Steel union agrees to cut in pay to help depressed industry rebuild

Labor bargaining has taken another step away from past patterns. The United Steelworkers and seven major steel producers have agreed, six months early, to a new contract that will reduce wages and paid time off - temporarily, says the union - to help revive a deeply depressed industry.

The agreement, hammered out in time to meet Tuesday's unofficial settlement deadline set by major steel customers, was the union's first in four decades of collective bargaining with the steel industry to give up benefits.

For half a century, unions have fought, and, when resisted, struck to ''improve'' contracts in each bargaining round. To a large extent, there has been a follow-the-leader pattern in negotiations. An increase won by one major union in bargaining became the floor under contract talks involving other unions.

The difficult times for many major industrial companies during the past two years have changed that. While pattern-bargaining might not be dead, it is suspended in industry generally. There is a trend for bargaining for what major companies can afford and away from union demands for ''the best ever'' contract settlements including substantial pay increases, regardless of the financial position and prospects of employers.
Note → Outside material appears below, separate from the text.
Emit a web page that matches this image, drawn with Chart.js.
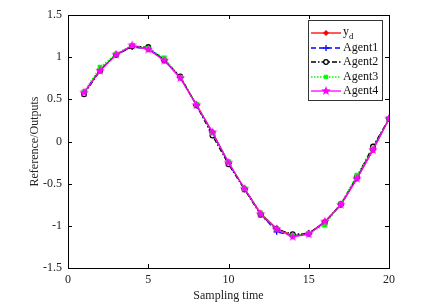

The terms of the settlement, ratified by better than 2 to 1 by local union presidents on March 1, reduced basic and incentive pay by $1.25 an hour (the average has been $14.33 an hour) with a stipulation that the pay cut will be repaid through increases of 40 cents an hour in 1984, 40 cents in 1985, and 45 cents in 1986. The reduction this year is about 9 percent for a union that traditionally has been one of the most militant in demanding and winning annual raises.

The steel union also gave up a 6-cent-an-hour cost-of-living adjustment (COLA) that was due Feb. 1 and five other adjustments through July 1984. It will suspend COLA one year beyond that if the US inflation rate is below 4 percent. Later adjustments will be made if the rate goes above 1.5 percent and the present COLA formula will be retained.
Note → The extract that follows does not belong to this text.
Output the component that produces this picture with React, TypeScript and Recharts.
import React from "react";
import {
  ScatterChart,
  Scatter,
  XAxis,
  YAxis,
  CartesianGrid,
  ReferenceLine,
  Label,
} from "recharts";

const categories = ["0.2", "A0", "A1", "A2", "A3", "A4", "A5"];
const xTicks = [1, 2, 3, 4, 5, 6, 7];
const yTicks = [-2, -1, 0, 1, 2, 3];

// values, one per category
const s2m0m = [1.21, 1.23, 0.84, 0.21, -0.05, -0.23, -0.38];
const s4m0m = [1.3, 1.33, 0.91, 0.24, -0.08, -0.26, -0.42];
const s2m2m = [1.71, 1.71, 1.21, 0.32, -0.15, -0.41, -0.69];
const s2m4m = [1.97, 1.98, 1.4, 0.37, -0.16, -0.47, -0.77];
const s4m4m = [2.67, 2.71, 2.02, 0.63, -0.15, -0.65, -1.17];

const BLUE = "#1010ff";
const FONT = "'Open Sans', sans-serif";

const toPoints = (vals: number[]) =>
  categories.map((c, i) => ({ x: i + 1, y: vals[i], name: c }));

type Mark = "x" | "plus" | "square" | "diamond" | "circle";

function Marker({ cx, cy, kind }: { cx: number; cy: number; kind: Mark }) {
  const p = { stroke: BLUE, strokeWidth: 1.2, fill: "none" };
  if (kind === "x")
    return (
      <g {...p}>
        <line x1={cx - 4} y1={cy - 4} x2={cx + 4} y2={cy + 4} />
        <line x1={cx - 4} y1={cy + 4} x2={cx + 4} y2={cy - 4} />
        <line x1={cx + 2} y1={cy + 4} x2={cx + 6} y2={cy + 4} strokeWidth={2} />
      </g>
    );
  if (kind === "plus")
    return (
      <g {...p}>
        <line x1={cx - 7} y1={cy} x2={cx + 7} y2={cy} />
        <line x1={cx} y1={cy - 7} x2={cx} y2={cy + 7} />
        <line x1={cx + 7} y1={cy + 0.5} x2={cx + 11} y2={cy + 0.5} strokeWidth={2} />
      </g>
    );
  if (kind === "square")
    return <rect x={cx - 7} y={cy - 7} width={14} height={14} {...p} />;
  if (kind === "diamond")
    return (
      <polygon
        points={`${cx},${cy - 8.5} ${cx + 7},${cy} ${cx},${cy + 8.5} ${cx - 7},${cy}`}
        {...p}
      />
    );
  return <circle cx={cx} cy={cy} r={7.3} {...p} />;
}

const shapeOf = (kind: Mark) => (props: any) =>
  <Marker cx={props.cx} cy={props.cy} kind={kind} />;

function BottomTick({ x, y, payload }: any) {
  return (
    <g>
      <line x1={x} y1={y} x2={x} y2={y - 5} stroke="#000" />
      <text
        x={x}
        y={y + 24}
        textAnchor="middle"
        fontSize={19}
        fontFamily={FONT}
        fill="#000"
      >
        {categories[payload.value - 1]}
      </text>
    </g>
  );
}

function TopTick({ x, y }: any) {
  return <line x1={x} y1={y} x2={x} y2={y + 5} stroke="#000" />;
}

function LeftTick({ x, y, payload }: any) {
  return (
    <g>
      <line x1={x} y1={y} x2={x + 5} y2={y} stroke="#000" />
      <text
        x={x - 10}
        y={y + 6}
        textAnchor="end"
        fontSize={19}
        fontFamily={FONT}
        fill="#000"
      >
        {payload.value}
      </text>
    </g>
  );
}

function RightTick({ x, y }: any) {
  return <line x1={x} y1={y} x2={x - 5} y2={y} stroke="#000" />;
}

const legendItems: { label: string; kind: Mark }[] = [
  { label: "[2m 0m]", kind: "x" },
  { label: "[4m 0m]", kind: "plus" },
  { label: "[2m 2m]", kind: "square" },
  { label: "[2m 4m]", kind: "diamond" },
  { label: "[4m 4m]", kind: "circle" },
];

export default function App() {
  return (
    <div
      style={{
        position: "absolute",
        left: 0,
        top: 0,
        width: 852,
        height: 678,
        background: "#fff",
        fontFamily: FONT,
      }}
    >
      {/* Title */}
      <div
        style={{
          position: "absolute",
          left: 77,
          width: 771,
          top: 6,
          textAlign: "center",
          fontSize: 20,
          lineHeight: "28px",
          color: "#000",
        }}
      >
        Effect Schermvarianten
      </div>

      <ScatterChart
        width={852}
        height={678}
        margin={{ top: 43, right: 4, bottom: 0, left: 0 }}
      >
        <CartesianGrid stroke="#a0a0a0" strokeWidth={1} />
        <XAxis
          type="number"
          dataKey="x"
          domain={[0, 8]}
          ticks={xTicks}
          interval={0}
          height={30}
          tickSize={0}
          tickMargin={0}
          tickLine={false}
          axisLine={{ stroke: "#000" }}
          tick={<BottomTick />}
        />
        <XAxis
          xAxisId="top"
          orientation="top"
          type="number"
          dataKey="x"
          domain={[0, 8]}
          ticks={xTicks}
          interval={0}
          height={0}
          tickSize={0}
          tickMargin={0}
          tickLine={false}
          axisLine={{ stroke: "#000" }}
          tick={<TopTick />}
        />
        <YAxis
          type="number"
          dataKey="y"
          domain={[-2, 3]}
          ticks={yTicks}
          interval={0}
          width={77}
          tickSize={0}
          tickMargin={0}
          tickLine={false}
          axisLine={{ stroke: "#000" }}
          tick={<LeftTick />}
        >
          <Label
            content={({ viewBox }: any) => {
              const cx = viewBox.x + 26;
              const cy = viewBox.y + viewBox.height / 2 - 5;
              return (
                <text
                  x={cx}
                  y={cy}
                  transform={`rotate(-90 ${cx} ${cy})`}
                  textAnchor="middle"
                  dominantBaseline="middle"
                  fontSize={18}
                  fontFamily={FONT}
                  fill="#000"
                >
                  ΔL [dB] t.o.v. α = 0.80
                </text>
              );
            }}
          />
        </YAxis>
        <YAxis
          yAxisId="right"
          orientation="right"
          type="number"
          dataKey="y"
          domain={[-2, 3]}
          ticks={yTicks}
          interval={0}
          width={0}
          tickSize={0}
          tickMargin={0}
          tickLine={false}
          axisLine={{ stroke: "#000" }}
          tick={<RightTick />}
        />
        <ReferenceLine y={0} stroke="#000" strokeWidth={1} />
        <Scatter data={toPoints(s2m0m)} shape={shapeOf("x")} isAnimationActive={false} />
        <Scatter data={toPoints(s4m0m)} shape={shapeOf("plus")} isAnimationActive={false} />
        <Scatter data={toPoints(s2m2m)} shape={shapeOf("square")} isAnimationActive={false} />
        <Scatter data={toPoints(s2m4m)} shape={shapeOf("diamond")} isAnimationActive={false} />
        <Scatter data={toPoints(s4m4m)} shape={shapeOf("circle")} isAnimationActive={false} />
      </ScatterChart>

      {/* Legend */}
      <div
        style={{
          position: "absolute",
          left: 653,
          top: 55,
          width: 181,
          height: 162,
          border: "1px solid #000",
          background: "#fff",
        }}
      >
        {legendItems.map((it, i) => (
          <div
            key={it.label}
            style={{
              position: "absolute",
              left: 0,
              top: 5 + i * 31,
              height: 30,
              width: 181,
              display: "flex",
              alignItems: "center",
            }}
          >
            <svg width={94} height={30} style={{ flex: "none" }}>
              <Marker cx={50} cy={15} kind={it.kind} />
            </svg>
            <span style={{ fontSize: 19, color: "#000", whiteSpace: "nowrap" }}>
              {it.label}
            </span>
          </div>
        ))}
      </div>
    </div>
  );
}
One week of paid vacation and one paid holiday, United Nations Day, will be eliminated in 1983. Sunday overtime pay rates will be reduced slightly until 1986. And, among other concessions, more than 100,000 steelworkers with high seniority will give up an extended vacation plan temporarily.

The concessions are valued at about $2 billion through July 31, 1986. The companies agreed in a ''letter of intent'' to use the savings for the needs of existing facilities - largely for ''capital equipment needed to modernize'' plants or to preserve working capital. None is to be used in oil or nonsteel businesses of diversified steel companies.

Industry sources in Pittsburgh called the settlement ''historic,'' as the first in half a century to reverse a pattern of steel contract increases. They said that the concessions will go a long way in reducing industry problems.

At the start of this year, more than 260,000 workers were employed in the steel industry, and of these, 140,089 are currently on layoff. US mills have just been reported operating at a low 50.3 percent of capacity.